** EXERCISE DESCRIPTION **
Please print the lines between the one with "Rebuild this chart as a component, using" and the one with "Serif', 'Times New", both ends included, exactly as written, with no pictures.

** ENTRIES PROVIDED **
◇ ◇ ◇ ◇
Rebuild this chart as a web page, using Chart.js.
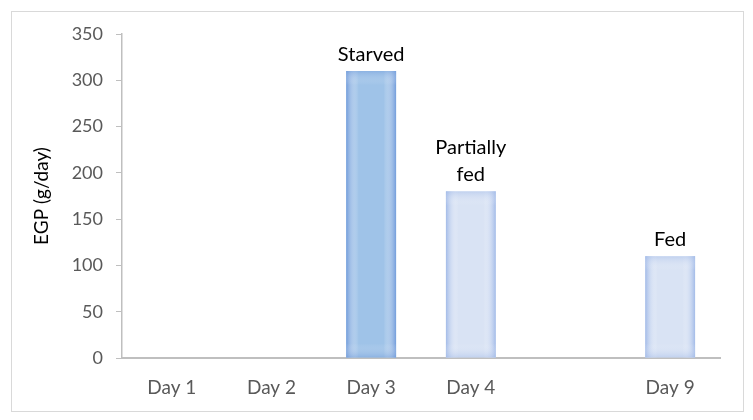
<!DOCTYPE html>
<html>
<head>
<meta charset="utf-8">
<script src="https://cdn.jsdelivr.net/npm/chart.js@4/dist/chart.umd.min.js"></script>
<style>
  html, body { margin: 0; padding: 0; background: #fff; }
  #wrap { width: 753px; height: 420px; position: relative; }
</style>
</head>
<body>
<div id="wrap"><canvas id="egpChart"></canvas></div>
<script>
const days = ["Day 1", "Day 2", "Day 3", "Day 4", "", "Day 9"];
const egp = [null, null, 310, 180, null, 110];
const notes = ["", "", "Starved", "Partially\nfed", "", "Fed"];
const yTicks = [0, 50, 100, 150, 200, 250, 300, 350];

const darkBar = { fill: "#9fc3e8", edge: "#739ddb" };
const lightBar = { fill: "#d9e3f4", edge: "#a3bbe8" };
const barStyle = [lightBar, lightBar, darkBar, lightBar, lightBar, lightBar];

const FONT = "Lato, 'Open Sans', sans-serif";

// soft inner shading on each bar, like the office chart style
const barGlow = {
    id: "barGlow",
    afterDatasetsDraw(chart) {
        const ctx = chart.ctx;
        chart.getDatasetMeta(0).data.forEach((bar, i) => {
            if (egp[i] == null) return;
            const { x, y, base, width } = bar.getProps(["x", "y", "base", "width"], true);
            const left = x - width / 2, h = base - y;
            const edge = barStyle[i].edge;
            let g = ctx.createLinearGradient(left, 0, left + width, 0);
            g.addColorStop(0, edge);
            g.addColorStop(0.25, "rgba(255,255,255,0)");
            g.addColorStop(0.75, "rgba(255,255,255,0)");
            g.addColorStop(1, edge);
            ctx.save();
            ctx.fillStyle = g;
            ctx.fillRect(left, y, width, h);
            g = ctx.createLinearGradient(0, y, 0, base);
            const fr = Math.min(14 / h, 0.3);
            g.addColorStop(0, edge);
            g.addColorStop(fr, "rgba(255,255,255,0)");
            g.addColorStop(1 - fr, "rgba(255,255,255,0)");
            g.addColorStop(1, edge);
            ctx.globalAlpha = 0.45;
            ctx.fillStyle = g;
            ctx.fillRect(left, y, width, h);
            ctx.restore();
        });
    }
};

// text over bars and frame around the whole chart
const notesAndFrame = {
    id: "notesAndFrame",
    afterDraw(chart) {
        const ctx = chart.ctx;
        ctx.save();
        ctx.strokeStyle = "#d9d9d9";
        ctx.lineWidth = 1;
        ctx.strokeRect(11.5, 11.5, 732, 400);
        ctx.fillStyle = "#000";
        ctx.font = "20px " + FONT;
        ctx.textAlign = "center";
        ctx.textBaseline = "alphabetic";
        chart.getDatasetMeta(0).data.forEach((bar, i) => {
            if (!notes[i]) return;
            const lines = notes[i].split("\n");
            lines.forEach((line, k) => {
                const fromBottom = lines.length - 1 - k;
                ctx.fillText(line, bar.x, bar.y - 10 - fromBottom * 27);
            });
        });
        ctx.restore();
    }
};

new Chart(document.getElementById("egpChart"), {
    type: "bar",
    data: {
        labels: days,
        datasets: [{
            label: "EGP",
            data: egp,
            backgroundColor: barStyle.map(s => s.fill),
            borderWidth: 0,
            barPercentage: 0.5,
            categoryPercentage: 1.0
        }]
    },
    options: {
        responsive: true,
        maintainAspectRatio: false,
        animation: false,
        layout: { padding: { left: 20, right: 33, top: 34, bottom: 0 } },
        plugins: {
            legend: { display: false },
            tooltip: { enabled: false }
        },
        scales: {
            x: {
                grid: { display: false, drawTicks: false },
                border: { color: "#bfbfbf", width: 2 },
                ticks: { color: "#595959", font: { family: FONT, size: 19 }, padding: 18 },
                afterFit: s => { s.height = 62; }
            },
            y: {
                min: 0,
                max: 350,
                afterBuildTicks: s => { s.ticks = yTicks.map(v => ({ value: v })); },
                grid: { drawOnChartArea: false, drawTicks: true, tickLength: 6, color: "#bfbfbf" },
                border: { color: "#bfbfbf", width: 1.5 },
                ticks: { color: "#595959", font: { family: FONT, size: 18 }, padding: 13 },
                title: {
                    display: true,
                    text: "EGP (g/day)",
                    color: "#000",
                    font: { family: FONT, size: 19 },
                    padding: { top: 10, bottom: 0 }
                },
                afterFit: s => { s.width = 102; }
            }
        }
    },
    plugins: [barGlow, notesAndFrame]
});
</script>
</body>
</html>
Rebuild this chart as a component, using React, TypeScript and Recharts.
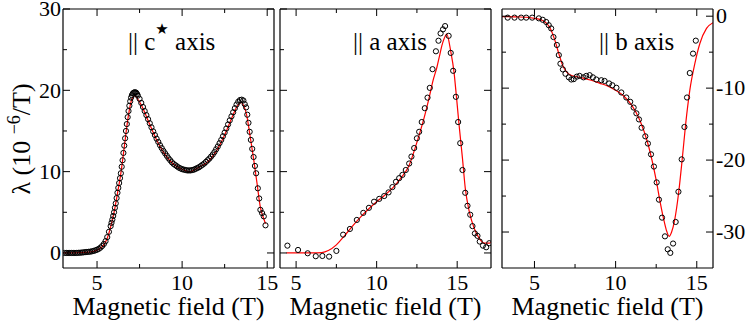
import React from 'react';
import { ComposedChart, Scatter, Line, XAxis, YAxis } from 'recharts';

const FONT = "'Liberation Serif', 'Times New Roman', Times, serif";

// ---- Panel 1: || c* axis ----
const cCircles: number[][] = [
  [3.1, 0.0], [3.2, 0.0], [3.3, 0.0], [3.4, 0.0], [3.5, 0.0], [3.6, 0.0], [3.7, 0.0], [3.8, 0.0],
  [3.9, 0.02], [4.0, 0.03], [4.1, 0.05], [4.2, 0.07], [4.3, 0.1], [4.4, 0.12], [4.5, 0.14], [4.6, 0.16],
  [4.7, 0.2], [4.8, 0.25], [4.9, 0.32], [5.0, 0.4], [5.1, 0.5], [5.2, 0.65], [5.3, 0.85], [5.4, 1.1],
  [5.5, 1.45], [5.6, 1.95], [5.7, 2.6], [5.8, 3.3], [5.85, 3.7], [5.9, 4.1], [5.95, 4.55], [6.0, 5.0],
  [6.05, 5.55], [6.1, 6.1], [6.15, 6.75], [6.2, 7.4], [6.25, 8.0], [6.3, 8.6], [6.35, 9.2], [6.4, 9.8],
  [6.45, 10.6], [6.5, 11.4], [6.55, 12.3], [6.6, 13.2], [6.65, 14.1], [6.7, 15.0], [6.75, 15.85],
  [6.8, 16.7], [6.85, 17.45], [6.9, 18.1], [6.95, 18.65], [7.0, 19.1], [7.05, 19.4], [7.1, 19.6],
  [7.15, 19.7], [7.2, 19.75], [7.25, 19.75], [7.3, 19.7], [7.35, 19.55], [7.4, 19.35], [7.5, 18.95],
  [7.6, 18.45], [7.7, 17.95], [7.8, 17.45], [7.9, 16.95], [8.0, 16.45], [8.1, 15.95], [8.2, 15.45],
  [8.3, 14.95], [8.4, 14.5], [8.5, 14.05], [8.6, 13.65], [8.7, 13.25], [8.8, 12.9], [8.9, 12.55],
  [9.0, 12.25], [9.1, 11.95], [9.2, 11.65], [9.3, 11.4], [9.4, 11.15], [9.5, 10.95], [9.6, 10.8],
  [9.7, 10.65], [9.8, 10.5], [9.9, 10.4], [10.0, 10.3], [10.1, 10.25], [10.2, 10.2], [10.3, 10.15],
  [10.4, 10.15], [10.5, 10.15], [10.6, 10.2], [10.7, 10.25], [10.8, 10.35], [10.9, 10.45], [11.0, 10.55],
  [11.1, 10.7], [11.2, 10.85], [11.3, 11.0], [11.4, 11.2], [11.5, 11.4], [11.6, 11.6], [11.7, 11.85],
  [11.8, 12.1], [11.9, 12.4], [12.0, 12.75], [12.1, 13.1], [12.2, 13.5], [12.3, 13.9], [12.4, 14.35],
  [12.5, 14.8], [12.6, 15.3], [12.7, 15.8], [12.8, 16.3], [12.9, 16.8], [13.0, 17.3], [13.1, 17.8],
  [13.2, 18.25], [13.3, 18.6], [13.4, 18.8], [13.5, 18.85], [13.6, 18.75], [13.68, 18.3], [13.76, 17.9],
  [13.83, 17.0], [13.9, 16.0], [13.97, 14.9], [14.04, 13.9], [14.12, 12.8], [14.2, 11.8], [14.28, 10.7],
  [14.35, 9.8], [14.45, 7.95], [14.53, 6.7], [14.6, 5.3], [14.7, 4.9], [14.8, 4.5], [14.9, 3.4],
];
const cFit: number[][] = [
  [3.0, 0], [3.5, 0], [4.0, 0.03], [4.5, 0.1], [4.8, 0.2], [5.0, 0.35], [5.2, 0.6], [5.4, 1.0],
  [5.6, 1.8], [5.8, 3.2], [6.0, 5.0], [6.2, 7.3], [6.4, 9.8], [6.6, 13.0], [6.8, 16.3], [6.9, 17.6],
  [7.0, 18.6], [7.1, 19.1], [7.2, 19.3], [7.3, 19.2], [7.4, 18.9], [7.6, 18.2], [7.8, 17.3], [8.0, 16.3],
  [8.5, 13.9], [9.0, 12.1], [9.5, 10.9], [10.0, 10.3], [10.3, 10.05], [10.5, 10.0], [10.8, 10.3],
  [11.0, 10.55], [11.5, 11.2], [12.0, 12.5], [12.5, 14.5], [13.0, 17.0], [13.25, 18.1], [13.45, 18.5],
  [13.6, 18.2], [13.8, 16.9], [14.0, 14.3], [14.2, 11.6], [14.4, 8.6], [14.6, 5.6], [14.8, 4.2], [14.9, 3.6],
];

// ---- Panel 2: || a axis ----
const aCircles: number[][] = [
  [4.46, 0.9], [5.12, 0.37], [5.72, -0.04], [6.22, -0.4], [6.63, -0.37], [7.05, -0.45], [7.5, 0.25],
  [7.92, 2.25], [8.34, 2.95], [8.77, 4.06], [9.17, 4.93], [9.52, 5.55], [9.84, 6.3], [10.16, 6.65],
  [10.47, 7.0], [10.74, 7.45], [10.98, 8.1], [11.2, 8.75], [11.4, 9.2], [11.6, 9.6], [11.81, 10.2],
  [12.02, 11.0], [12.16, 11.85], [12.33, 12.9], [12.5, 14.1], [12.64, 14.9], [12.8, 16.1], [12.99, 17.8],
  [13.16, 19.1], [13.3, 20.3], [13.47, 22.6], [13.68, 24.8], [13.84, 26.1], [13.97, 27.0], [14.12, 27.5],
  [14.25, 27.9], [14.47, 26.7], [14.6, 24.6], [14.75, 22.4], [14.92, 19.2], [15.06, 16.1], [15.19, 13.5],
  [15.33, 10.2], [15.5, 7.4], [15.64, 5.8], [15.81, 4.7], [15.95, 3.3], [16.1, 2.4], [16.26, 2.1],
  [16.4, 1.4], [16.6, 0.9], [16.8, 0.7], [16.99, 1.2],
];
const aFit: number[][] = [
  [4.4, 0], [5.0, 0], [6.0, 0], [6.6, 0.05], [7.0, 0.3], [7.5, 1.0], [8.0, 2.1], [8.5, 3.3], [9.0, 4.4],
  [9.5, 5.4], [10.0, 6.3], [10.5, 7.1], [11.0, 8.0], [11.5, 9.2], [12.0, 10.7], [12.5, 13.6], [13.0, 17.0],
  [13.25, 19.0], [13.5, 21.2], [13.75, 22.9], [13.9, 24.2], [14.05, 25.5], [14.2, 26.4], [14.35, 26.9],
  [14.6, 24.8], [14.8, 22.3], [14.96, 19.1], [15.12, 15.7], [15.33, 11.6], [15.5, 8.0], [15.75, 5.1],
  [16.06, 3.0], [16.37, 1.8], [16.68, 1.2], [17.0, 1.2], [17.1, 1.3],
];

// ---- Panel 3: || b axis ----
const bCircles: number[][] = [
  [3.35, -0.2], [3.77, -0.2], [4.18, -0.2], [4.49, -0.2], [4.86, -0.2], [5.27, -0.3], [5.51, -0.5],
  [5.72, -0.8], [5.88, -1.25], [6.03, -1.7], [6.17, -2.9], [6.38, -4.0], [6.5, -5.4], [6.6, -6.6],
  [6.75, -7.4], [6.91, -8.0], [7.12, -8.5], [7.27, -8.8], [7.42, -8.75], [7.61, -8.4], [7.78, -8.3],
  [8.02, -8.5], [8.19, -8.3], [8.4, -8.2], [8.6, -8.5], [8.81, -8.8], [9.12, -8.9], [9.32, -9.0],
  [9.6, -9.35], [9.8, -9.6], [10.05, -9.95], [10.35, -10.6], [10.66, -11.3], [10.9, -11.9],
  [11.11, -12.7], [11.28, -13.5], [11.44, -14.35], [11.6, -15.5], [11.83, -16.7], [11.99, -17.7],
  [12.18, -19.2], [12.36, -20.9], [12.53, -23.1], [12.67, -25.5], [12.86, -28.0], [13.04, -30.6],
  [13.21, -32.4], [13.37, -32.9], [13.54, -31.6], [13.7, -28.6], [13.87, -24.4], [14.07, -19.9],
  [14.24, -15.4], [14.4, -11.3], [14.57, -7.9], [14.77, -5.2], [14.94, -3.4],
];
const bFit: number[][] = [
  [3.0, -0.05], [4.0, -0.1], [4.5, -0.15], [5.0, -0.3], [5.5, -0.6], [5.75, -1.0], [6.0, -1.8],
  [6.25, -3.3], [6.5, -5.2], [6.75, -6.9], [7.0, -7.8], [7.25, -8.2], [7.5, -8.35], [8.0, -8.6],
  [8.5, -8.9], [9.0, -9.3], [9.5, -9.7], [10.0, -10.3], [10.5, -11.1], [11.0, -12.4], [11.5, -14.5],
  [12.0, -17.8], [12.5, -22.8], [12.75, -25.9], [13.0, -28.6], [13.15, -29.9], [13.3, -30.6],
  [13.45, -30.0], [13.64, -28.3], [13.89, -24.4], [14.12, -19.5], [14.32, -14.9], [14.57, -10.3],
  [14.88, -6.6], [15.19, -3.8], [15.6, -1.7], [16.0, -0.9],
];

// ---- Axis ticks ----
const xTicks = [5, 7.5, 10, 12.5, 15];
const yTicksPos = [0, 5, 10, 15, 20, 25, 30];
const yTicksNeg = [-30, -25, -20, -15, -10, -5, 0];

const panelTitles = ['c', 'a', 'b'];
const xTitle = 'Magnetic field (T)';

type Pt = { x: number; y: number };
const toPts = (a: number[][]): Pt[] => a.map(([x, y]) => ({ x, y }));

type Side = 'left' | 'right' | 'top' | 'bottom';

function makeTick(side: Side, majorStep: number, showLabel: boolean) {
  return (props: any) => {
    const { x, y, payload } = props;
    const v = Number(payload.value);
    const r = v / majorStep;
    const major = Math.abs(r - Math.round(r)) < 1e-6;
    const len = major ? 7 : 4;
    let x2 = x;
    let y2 = y;
    if (side === 'left') x2 = x + len;
    if (side === 'right') x2 = x - len;
    if (side === 'top') y2 = y + len;
    if (side === 'bottom') y2 = y - len;
    let label: React.ReactNode = null;
    if (showLabel && major) {
      const common = { fontFamily: FONT, fontSize: 22, fill: '#000' } as const;
      if (side === 'left')
        label = <text x={x - 2} y={y} dy="0.33em" textAnchor="end" {...common}>{String(v)}</text>;
      if (side === 'right')
        label = <text x={x + 3} y={y} dy="0.33em" textAnchor="start" {...common}>{String(v)}</text>;
      if (side === 'bottom')
        label = <text x={x} y={y + 22} textAnchor="middle" {...common}>{String(v)}</text>;
    }
    return (
      <g>
        <line x1={x} y1={y} x2={x2} y2={y2} stroke="#000" strokeWidth={1} />
        {label}
      </g>
    );
  };
}

const OpenCircle = (p: any) => (
  <circle cx={p.cx} cy={p.cy} r={2.6} fill="none" stroke="#000" strokeWidth={1} />
);

type PanelProps = {
  left: number;
  xDomain: [number, number];
  yDomain: [number, number];
  yTicks: number[];
  yLabelSide: 'left' | 'right' | 'none';
  circles: number[][];
  fit: number[][];
};

const PW = 211;

function Panel({ left, xDomain, yDomain, yTicks, yLabelSide, circles, fit }: PanelProps) {
  const axisLine = { stroke: '#000', strokeWidth: 1.2 };
  const common = {
    type: 'number' as const,
    allowDataOverflow: true,
    tickSize: 0,
    tickMargin: 0,
    interval: 0 as const,
    tickLine: false,
    axisLine,
  };
  return (
    <div style={{ position: 'absolute', left: 0, top: 0 }}>
      <ComposedChart
        width={747}
        height={321}
        margin={{ top: 8, bottom: 52, left: left - 1, right: 747 - left - PW - 1 }}
      >
        <XAxis xAxisId="b" dataKey="x" orientation="bottom" height={1} domain={xDomain} ticks={xTicks}
          tick={makeTick('bottom', 5, true)} {...common} />
        <XAxis xAxisId="t" dataKey="x" orientation="top" height={1} domain={xDomain} ticks={xTicks}
          tick={makeTick('top', 5, false)} {...common} />
        <YAxis yAxisId="l" dataKey="y" orientation="left" width={1} domain={yDomain} ticks={yTicks}
          tick={makeTick('left', 10, yLabelSide === 'left')} {...common} />
        <YAxis yAxisId="r" dataKey="y" orientation="right" width={1} domain={yDomain} ticks={yTicks}
          tick={makeTick('right', 10, yLabelSide === 'right')} {...common} />
        <Scatter xAxisId="b" yAxisId="l" data={toPts(circles)} dataKey="y" shape={OpenCircle}
          isAnimationActive={false} />
        <Line xAxisId="b" yAxisId="l" data={toPts(fit)} dataKey="y" type="monotone" stroke="#ff0000"
          strokeWidth={1.2} dot={false} activeDot={false} isAnimationActive={false} />
      </ComposedChart>
    </div>
  );
}

export default function App() {
  const titleStyle = { fontFamily: FONT, fontSize: 25, fill: '#000' };
  return (
    <div style={{ position: 'absolute', left: 0, top: 0, width: 747, height: 321, background: '#fff' }}>
      <Panel left={63} xDomain={[3, 15.4]} yDomain={[-1.85, 30]} yTicks={yTicksPos} yLabelSide="left"
        circles={cCircles} fit={cFit} />
      <Panel left={280} xDomain={[4, 17.1]} yDomain={[-1.85, 30]} yTicks={yTicksPos} yLabelSide="none"
        circles={aCircles} fit={aFit} />
      <Panel left={502} xDomain={[3, 16]} yDomain={[-35, 1]} yTicks={yTicksNeg} yLabelSide="right"
        circles={bCircles} fit={bFit} />
      <svg width={747} height={321} style={{ position: 'absolute', left: 0, top: 0, pointerEvents: 'none' }}>
        <text x={128} y={50} {...titleStyle}>
          {'|| ' + panelTitles[0]}
          <tspan dy={-16} fontSize={15} fontFamily="'DejaVu Sans', sans-serif">★</tspan>
          <tspan dy={16}>{' axis'}</tspan>
        </text>
        <text x={353} y={50} {...titleStyle}>{'|| ' + panelTitles[1] + ' axis'}</text>
        <text x={599} y={50} {...titleStyle}>{'|| ' + panelTitles[2] + ' axis'}</text>
        <text x={168.5} y={315} textAnchor="middle" fontFamily={FONT} fontSize={26}>{xTitle}</text>
        <text x={385.5} y={315} textAnchor="middle" fontFamily={FONT} fontSize={26}>{xTitle}</text>
        <text x={607.5} y={315} textAnchor="middle" fontFamily={FONT} fontSize={26}>{xTitle}</text>
        <text transform="translate(30,139) rotate(-90)" textAnchor="middle" fontFamily={FONT} fontSize={26}>
          {'λ (10 '}
          <tspan dy={-10} fontSize={18}>−6</tspan>
          <tspan dy={10}>/T)</tspan>
        </text>
      </svg>
    </div>
  );
}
◇ ◇ ◇ ◇
** RESULT OF THE TASK **
Rebuild this chart as a component, using React, TypeScript and Recharts.
import React from 'react';
import { ComposedChart, Scatter, Line, XAxis, YAxis } from 'recharts';

const FONT = "'Liberation Serif', 'Times New Roman', Times, serif";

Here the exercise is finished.